Neste cenário, empresas como a Petrobras saem ganhando. Em janeiro, os papeis da companhia ultrapassaram os 31 reais, atingindo preços não alcançados desde 2010. Outra empresa brasileira beneficiada é a Vale do Rio Doce. No começo do ano, as ações da empresa na B3 quebraram recordes históricos e bateram 102 reais – até novembro do ano passado elas oscilavam em torno de 60 reais. Produtora de Minério de Ferro, do qual 70% é vendido para a China, a empresa se prepara para um ano aquecido. Após uma produção em 2020 estimada em 320 milhões de toneladas, a expectativa é de 350 milhões em 2021 e 400 milhões em 2022. O minério de ferro é o principal produto da empresa seguido por cobre, que também tem planos de ter a produção expandida, mais especificamente em Carajás e em 2022.

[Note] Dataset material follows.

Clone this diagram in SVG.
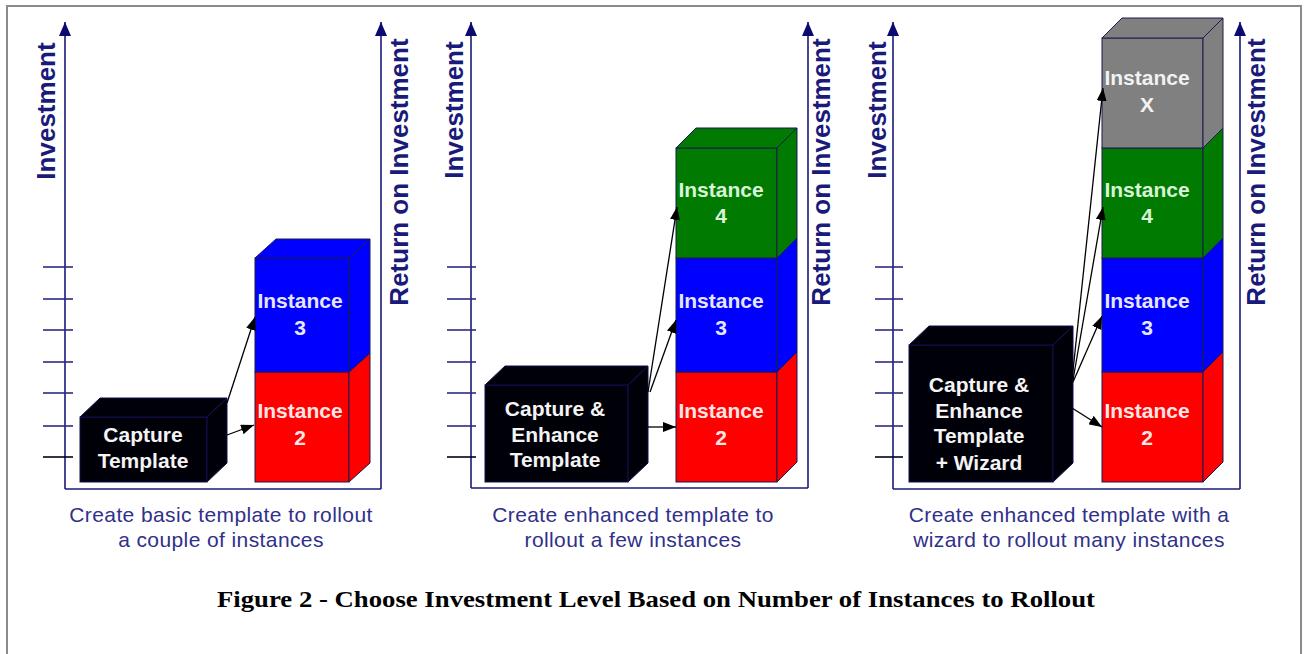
<svg xmlns="http://www.w3.org/2000/svg" width="1304" height="654" viewBox="0 0 1304 654">
<style>
.axis{stroke:#1a1a7a;stroke-width:1.6;fill:none}
.tick{stroke:#2a2a80;stroke-width:1.6}
.tick0{stroke:#000020;stroke-width:1.6}
.alab{font-family:"Liberation Sans",Arial,sans-serif;font-weight:bold;font-size:26px;fill:#1a1a7a}
.sub{font-family:"Liberation Sans",Arial,sans-serif;font-size:21px;fill:#30308a;text-anchor:middle;letter-spacing:0.4px}
.lbl{font-family:"Liberation Sans",Arial,sans-serif;font-weight:bold;font-size:21px;text-anchor:middle}
.edge{stroke:#1a1a50;stroke-width:1}
.red{fill:#ff0000}
.blue{fill:#0000ff}
.green{fill:#007a00}
.gray{fill:#808080}
.blk{fill:#000008;stroke:#101050;stroke-width:1}
.conn{stroke:#000;stroke-width:1.3;fill:none;marker-end:url(#ah)}
.cap{font-family:"Liberation Serif","Times New Roman",serif;font-weight:bold;font-size:23px;fill:#000;text-anchor:middle}
</style>
<defs>
<marker id="ah" viewBox="0 0 13 10" refX="13" refY="5" markerWidth="13" markerHeight="10" orient="auto" markerUnits="userSpaceOnUse"><path d="M0,0 L13,5 L0,10 z" fill="#000"/></marker>
<marker id="axh" viewBox="0 0 12 14" refX="6" refY="0" markerWidth="12" markerHeight="14" orient="0" markerUnits="userSpaceOnUse"><path d="M6,0 L12,14 L0,14 z" fill="#0a0a70"/></marker>
</defs>
<rect x="7" y="6" width="1294" height="700" fill="#fff" stroke="#8a8a8a" stroke-width="2"/>

<!-- Panel 1 axes -->
<g id="axes1">
<path class="axis" d="M65,489 L381,489"/>
<line class="axis" x1="65" y1="489" x2="65" y2="22" marker-end="url(#axh)"/>
<line class="axis" x1="381" y1="489" x2="381" y2="22" marker-end="url(#axh)"/>
<line class="tick" x1="43" y1="267" x2="73" y2="267"/><line class="tick" x1="43" y1="299" x2="73" y2="299"/><line class="tick" x1="43" y1="330" x2="73" y2="330"/><line class="tick" x1="43" y1="362" x2="73" y2="362"/><line class="tick" x1="43" y1="393" x2="73" y2="393"/><line class="tick" x1="43" y1="426" x2="73" y2="426"/><line class="tick0" x1="43" y1="457" x2="73" y2="457"/>
<text class="alab" transform="translate(55,111) rotate(-90)" text-anchor="middle">Investment</text>
<text class="alab" transform="translate(408,172) rotate(-90)" text-anchor="middle">Return on Investment</text>
</g>
<!-- Panel 2 axes -->
<g id="axes2">
<path class="axis" d="M471,488 L808,488"/>
<line class="axis" x1="471" y1="488" x2="471" y2="22" marker-end="url(#axh)"/>
<line class="axis" x1="808" y1="488" x2="808" y2="22" marker-end="url(#axh)"/>
<line class="tick" x1="447" y1="267" x2="476" y2="267"/><line class="tick" x1="447" y1="299" x2="476" y2="299"/><line class="tick" x1="447" y1="330" x2="476" y2="330"/><line class="tick" x1="447" y1="362" x2="476" y2="362"/><line class="tick" x1="447" y1="393" x2="476" y2="393"/><line class="tick" x1="447" y1="426" x2="476" y2="426"/><line class="tick0" x1="447" y1="457" x2="476" y2="457"/>
<text class="alab" transform="translate(463,110) rotate(-90)" text-anchor="middle">Investment</text>
<text class="alab" transform="translate(830,172) rotate(-90)" text-anchor="middle">Return on Investment</text>
</g>
<!-- Panel 3 axes -->
<g id="axes3">
<path class="axis" d="M893,489 L1240,489"/>
<line class="axis" x1="893" y1="489" x2="893" y2="22" marker-end="url(#axh)"/>
<line class="axis" x1="1240" y1="489" x2="1240" y2="22" marker-end="url(#axh)"/>
<line class="tick" x1="875" y1="267" x2="903" y2="267"/><line class="tick" x1="875" y1="299" x2="903" y2="299"/><line class="tick" x1="875" y1="330" x2="903" y2="330"/><line class="tick" x1="875" y1="362" x2="903" y2="362"/><line class="tick" x1="875" y1="393" x2="903" y2="393"/><line class="tick" x1="875" y1="426" x2="903" y2="426"/><line class="tick0" x1="875" y1="457" x2="903" y2="457"/>
<text class="alab" transform="translate(886,110) rotate(-90)" text-anchor="middle">Investment</text>
<text class="alab" transform="translate(1265,172) rotate(-90)" text-anchor="middle">Return on Investment</text>
</g>

<!-- Panel 1 nodes -->
<g id="p1-capture">
<rect class="blk" x="80" y="417" width="127" height="65"/>
<polygon class="blk" points="80,417 100,398 227,398 207,417"/>
<polygon class="blk" points="207,417 227,398 227,463 207,482"/>
<text class="lbl" fill="#f4f4f4" x="143" y="442">Capture</text>
<text class="lbl" fill="#f4f4f4" x="143" y="468">Template</text>
</g>
<g id="p1-inst2">
<rect class="red edge" x="255" y="372" width="94" height="110"/>
<polygon class="red edge" points="349,372 370,353 370,463 349,482"/>
<text class="lbl" fill="#ffe6e6" x="300" y="418">Instance</text>
<text class="lbl" fill="#ffe6e6" x="300" y="445">2</text>
</g>
<g id="p1-inst3">
<rect class="blue edge" x="255" y="258" width="94" height="114"/>
<polygon class="blue edge" points="349,258 370,239 370,353 349,372"/>
<polygon class="blue edge" points="255,258 276,239 370,239 349,258"/>
<text class="lbl" fill="#e6e6ff" x="300" y="308">Instance</text>
<text class="lbl" fill="#e6e6ff" x="300" y="335">3</text>
</g>

<!-- Panel 2 nodes -->
<g id="p2-capture">
<rect class="blk" x="485" y="385" width="143" height="97"/>
<polygon class="blk" points="485,385 505,366 648,366 628,385"/>
<polygon class="blk" points="628,385 648,366 648,463 628,482"/>
<text class="lbl" fill="#f4f4f4" x="555" y="416">Capture &amp;</text>
<text class="lbl" fill="#f4f4f4" x="555" y="442">Enhance</text>
<text class="lbl" fill="#f4f4f4" x="555" y="467">Template</text>
</g>
<g id="p2-inst2">
<rect class="red edge" x="676" y="372" width="101" height="110"/>
<polygon class="red edge" points="777,372 797,352 797,462 777,482"/>
<text class="lbl" fill="#ffe6e6" x="721" y="418">Instance</text>
<text class="lbl" fill="#ffe6e6" x="721" y="445">2</text>
</g>
<g id="p2-inst3">
<rect class="blue edge" x="676" y="258" width="101" height="114"/>
<polygon class="blue edge" points="777,258 797,238 797,352 777,372"/>
<text class="lbl" fill="#e6e6ff" x="721" y="308">Instance</text>
<text class="lbl" fill="#e6e6ff" x="721" y="335">3</text>
</g>
<g id="p2-inst4">
<rect class="green edge" x="676" y="148" width="101" height="110"/>
<polygon class="green edge" points="777,148 797,128 797,238 777,258"/>
<polygon class="green edge" points="676,148 696,128 797,128 777,148"/>
<text class="lbl" fill="#d8f5d8" x="721" y="197">Instance</text>
<text class="lbl" fill="#d8f5d8" x="721" y="223">4</text>
</g>

<!-- Panel 3 nodes -->
<g id="p3-capture">
<rect class="blk" x="909" y="345" width="144" height="137"/>
<polygon class="blk" points="909,345 929,326 1073,326 1053,345"/>
<polygon class="blk" points="1053,345 1073,326 1073,463 1053,482"/>
<text class="lbl" fill="#f4f4f4" x="979" y="392">Capture &amp;</text>
<text class="lbl" fill="#f4f4f4" x="979" y="418">Enhance</text>
<text class="lbl" fill="#f4f4f4" x="979" y="443">Template</text>
<text class="lbl" fill="#f4f4f4" x="979" y="470">+ Wizard</text>
</g>
<g id="p3-inst2">
<rect class="red edge" x="1102" y="372" width="101" height="110"/>
<polygon class="red edge" points="1203,372 1223,352 1223,462 1203,482"/>
<text class="lbl" fill="#ffe6e6" x="1147" y="418">Instance</text>
<text class="lbl" fill="#ffe6e6" x="1147" y="445">2</text>
</g>
<g id="p3-inst3">
<rect class="blue edge" x="1102" y="258" width="101" height="114"/>
<polygon class="blue edge" points="1203,258 1223,238 1223,352 1203,372"/>
<text class="lbl" fill="#e6e6ff" x="1147" y="308">Instance</text>
<text class="lbl" fill="#e6e6ff" x="1147" y="335">3</text>
</g>
<g id="p3-inst4">
<rect class="green edge" x="1102" y="148" width="101" height="110"/>
<polygon class="green edge" points="1203,148 1223,128 1223,238 1203,258"/>
<text class="lbl" fill="#d8f5d8" x="1147" y="197">Instance</text>
<text class="lbl" fill="#d8f5d8" x="1147" y="223">4</text>
</g>
<g id="p3-instX">
<rect class="gray edge" x="1102" y="38" width="101" height="110"/>
<polygon class="gray edge" points="1203,38 1223,18 1223,128 1203,148"/>
<polygon class="gray edge" points="1102,38 1122,18 1223,18 1203,38"/>
<text class="lbl" fill="#f2f2f2" x="1147" y="85">Instance</text>
<text class="lbl" fill="#f2f2f2" x="1147" y="112">X</text>
</g>

<!-- Connectors -->
<g id="connectors">
<line class="conn" x1="227" y1="403" x2="255" y2="317"/>
<line class="conn" x1="227" y1="435" x2="254" y2="425"/>
<line class="conn" x1="648" y1="392" x2="677" y2="207"/>
<line class="conn" x1="650" y1="392" x2="676" y2="320"/>
<line class="conn" x1="648" y1="427" x2="676" y2="427"/>
<line class="conn" x1="1072" y1="380" x2="1103" y2="88"/>
<line class="conn" x1="1073" y1="380" x2="1103" y2="207"/>
<line class="conn" x1="1073" y1="382" x2="1102" y2="316"/>
<line class="conn" x1="1072" y1="408" x2="1102" y2="427"/>
</g>

<!-- Subtitles -->
<g id="sub1">
<text class="sub" x="221" y="522">Create basic template to rollout</text>
<text class="sub" x="221" y="547">a couple of instances</text>
</g>
<g id="sub2">
<text class="sub" x="633" y="522">Create enhanced template to</text>
<text class="sub" x="633" y="547">rollout a few instances</text>
</g>
<g id="sub3">
<text class="sub" x="1069" y="522">Create enhanced template with a</text>
<text class="sub" x="1069" y="547">wizard to rollout many instances</text>
</g>

<text class="cap" x="656" y="607" textLength="878" lengthAdjust="spacingAndGlyphs">Figure 2 - Choose Investment Level Based on Number of Instances to Rollout</text>
</svg>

Superciclo pós crise do Subprime
Essa alta forte das commodities pós crise não é algo inédito e a última vez que ela ocorreu foi depois da crise econômica de 2008, do subprime. Na época, os preços do petróleo dispararam com a retomada econômica. E de acordo com um relatório do JP Morgan, o mundo está entrando no seu quinto superciclo de commodities desde o século XX. “Acreditamos que o último superciclo atingiu o pico em 2008 (após 12 anos de expansão), atingiu o ponto mais baixo em 2020 (após uma contração de 12 anos) e que provavelmente entramos em uma fase de alta de um novo superciclo de commodities”, diz Marko Kolanovic, estrategista do JP Morgan responsável pela pesquisa. Além da retomada econômica que liberará a demanda reprimida, Kolanovic cita os estímulos monetários e aumento dos gastos públicos como contribuintes deste quadro.
A forma como o superciclo de commodities impactou o Brasil em 2008, porém, tem diferenças agudas da que corre agora. “Naquela época a economia brasileira estava melhor que o mundo. O governo tinha condições de dar incentivos econômicos, mas agora não consegue mais. Por isso empresas como a Ford estão saindo do país”, diz Tharcisio Bierrenbach, consultor em cenários econômicos e finanças e ex-diretor do MBA da Faap.

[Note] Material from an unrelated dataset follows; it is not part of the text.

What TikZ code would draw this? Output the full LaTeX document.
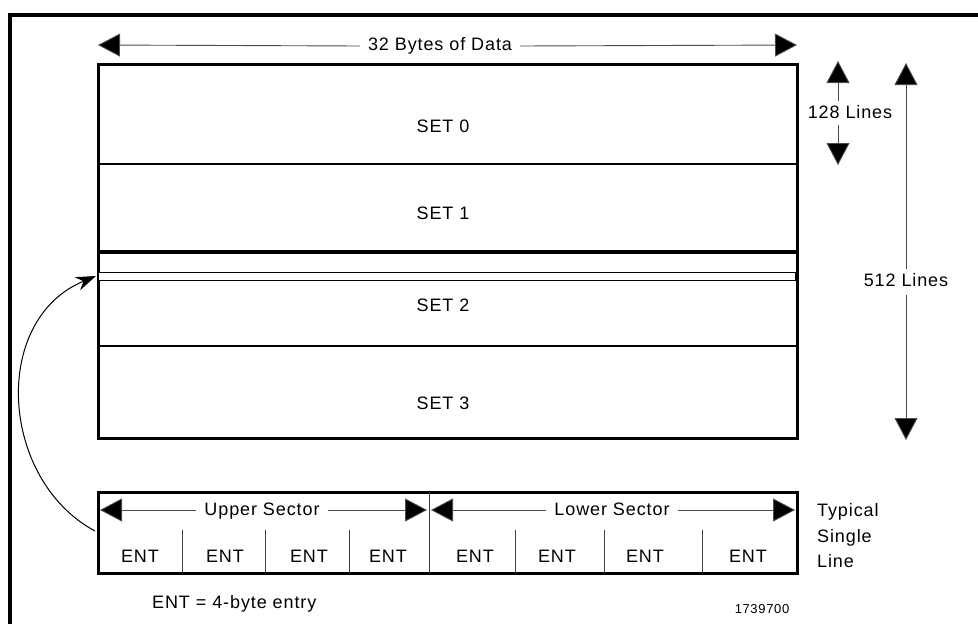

A grande diferença é que agora o Brasil enfrenta uma crise econômica interna, com um alto déficit fiscal e o real desvalorizado. Sem tantos incentivos governamentais no mercado doméstico e uma queda da industrialização, o melhor para o país é focar no mercado internacional. “Câmbio desvalorizado, demanda internacional aquecida e retomada da economia mundial significa que 2021 continua sendo um bom ano para exportação”, diz Marcos Jank, professor de agronegócio global do Insper. Por isso, o superciclo de commodities é tão importante, sem dúvida elas são continuarão por um bom tempo as principais fontes de receita do país.